A fúria do corpo
Julia Bernat e Johnny Massaro em Cara de Fogo (Foto: Renato Mangolin)
O corpo não parece ser fonte de prazer, mas de angústia e dor para os personagens jovens de Cara de Fogo, texto do dramaturgo alemão Marius Von Mayenburg que ganhou encenação de Georgette Fadel atualmente em cartaz no Teatro III do Centro Cultural Banco do Brasil (CCBB). O adolescente Kurt expressa recusa pelo crescimento (evidenciado pelo corpo em transformação). “Eu não quero começar isso para ficar com cheiro de pai”, afirma, referindo-se ao ato de fazer a barba. É como se o personagem sentisse necessidade de frear um processo natural – processo sintetizado pela irmã, Olga. “Nós também ficaremos adultos em algum momento. Não dá para evitar”, observa.
Kurt mantém uma percepção infantil em relação ao sexo, a julgar pelo assombro diante da nudez da mãe (“Para ti não basta ser minha mãe. Precisa ser mulher”). O espanto de Kurt frente ao corpo nu da mãe, porém, também diz respeito ao fato de ela se exibir para ele. Já para Olga a desestabilização suscitada pelo sexo não decorre de uma experiência avassaladora, e sim do contrário. “Deveria ser uma coisa que me despedaçasse inteiramente para que eu não pudesse sair. Mas não aconteceu nada”, constata, após o primeiro encontro sexual com o namorado, Paul.
O texto de Von Mayenburg é composto por cenas curtas que se sucedem, na montagem de Fadel, de modo áspero, rascante. A diretora, contudo, investe em estranhezas que soam arbitrárias, em especial o sotaque carregado de Soraya Ravenle e a preservação da segunda pessoa do tempo verbal na tradução (de Leticia Liesenfeld). As ferramentas manipuladas pelos atores durante a apresentação reforçam o caráter brutal que impera nos elos entre os personagens. Ainda que esses elementos nem sempre tenham inclusão plenamente justificada na cena, há eventuais bons aproveitamentos, a exemplo do instante em que são encaixados na roupa de Olga (figurinos de Beth Passi de Moraes e Joana Passi de Moraes).
A cenografia de Aurora dos Campos confina os personagens num recorte de ambiente, numa quina, que se torna poluída pelas marcas de presença. A concepção, apesar de instigante, evoca padrão de cenário constante em montagens do argentino Daniel Veronese. A iluminação de Tomás Ribas oscila entre a penumbra intencional e a utilização de cores vibrantes que fracionam o espaço reduzido. A trilha sonora de Davi Guilhermme sugere tensão e, por outro lado, comentário bem humorado acerca de Paul.

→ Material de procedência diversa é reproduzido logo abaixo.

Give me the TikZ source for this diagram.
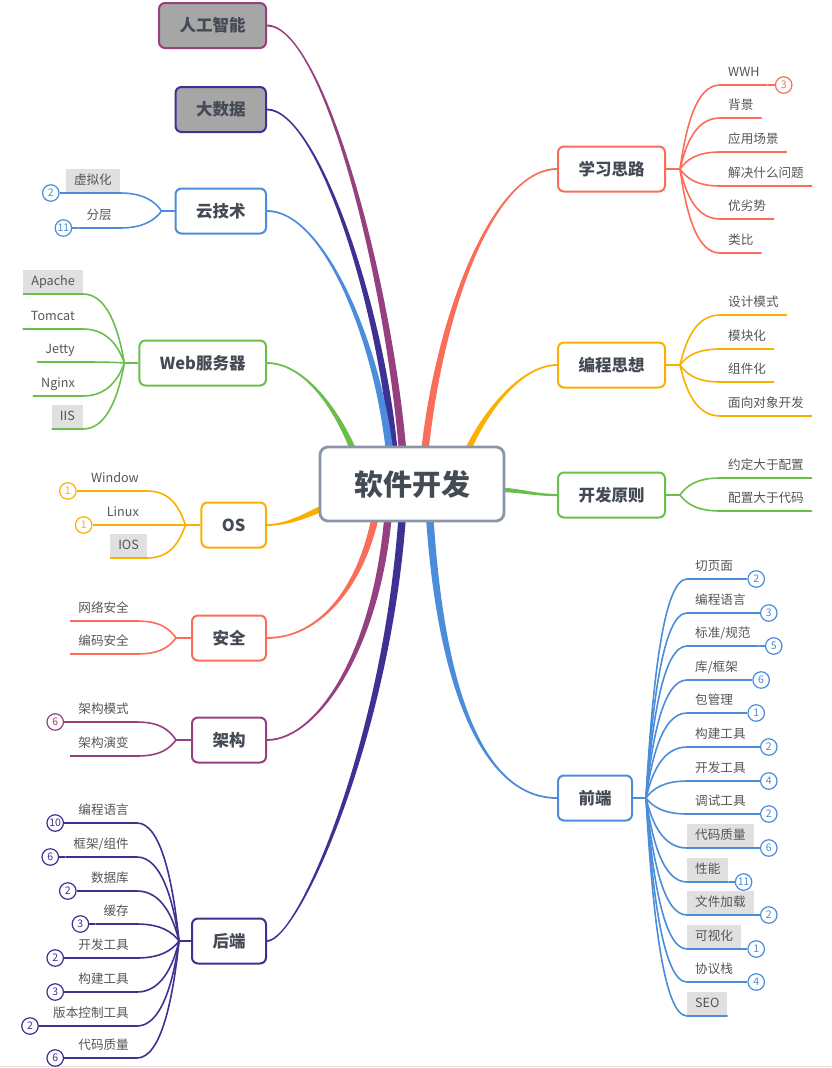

Na condução do elenco, Georgette Fadel não busca uma unidade interpretativa. O problema principal não reside na ausência de uma sintonia entre os registros, mas na falta de embasamento de determinadas escolhas. Soraya Ravenle, em que pese o mencionado sotaque gratuito, sinaliza, ocasionalmente, a agonia da mãe diante do filho cada vez mais encarcerado num mundo hermético e violento. Isaac Bernat, mesmo com os momentos de exacerbação do pai que acompanha, fascinado, relatos de assassinatos de prostitutas estampados no jornal, imprime certa neutralidade que faz do personagem uma figura sem características muito específicas. Johnny Massaro realça, por meio de inclinação corporal e de tom contundente conferido às palavras, o estado emocional do atormentado Kurt. Julia Bernat tem atuação segura, concentrada, despida de efeitos. Alexandre Barros projeta o deslocamento de Paul.
Através de Cara de Fogo, Marius Von Mayenburg não confronta o público “apenas” com a estrutura de uma família disfuncional. À medida que Kurt adquire as feições de um incendiário, o quadro descortinado se aproxima de uma espécie de estudo de caso, singular. A montagem de Georgette Fadel não procura tão-somente transportar o texto para a cena em abordagem destituída de apropriação autoral – postura, em si, positiva –, mas a diretora talvez não tenha se preocupado suficientemente com a consistência de suas proposições.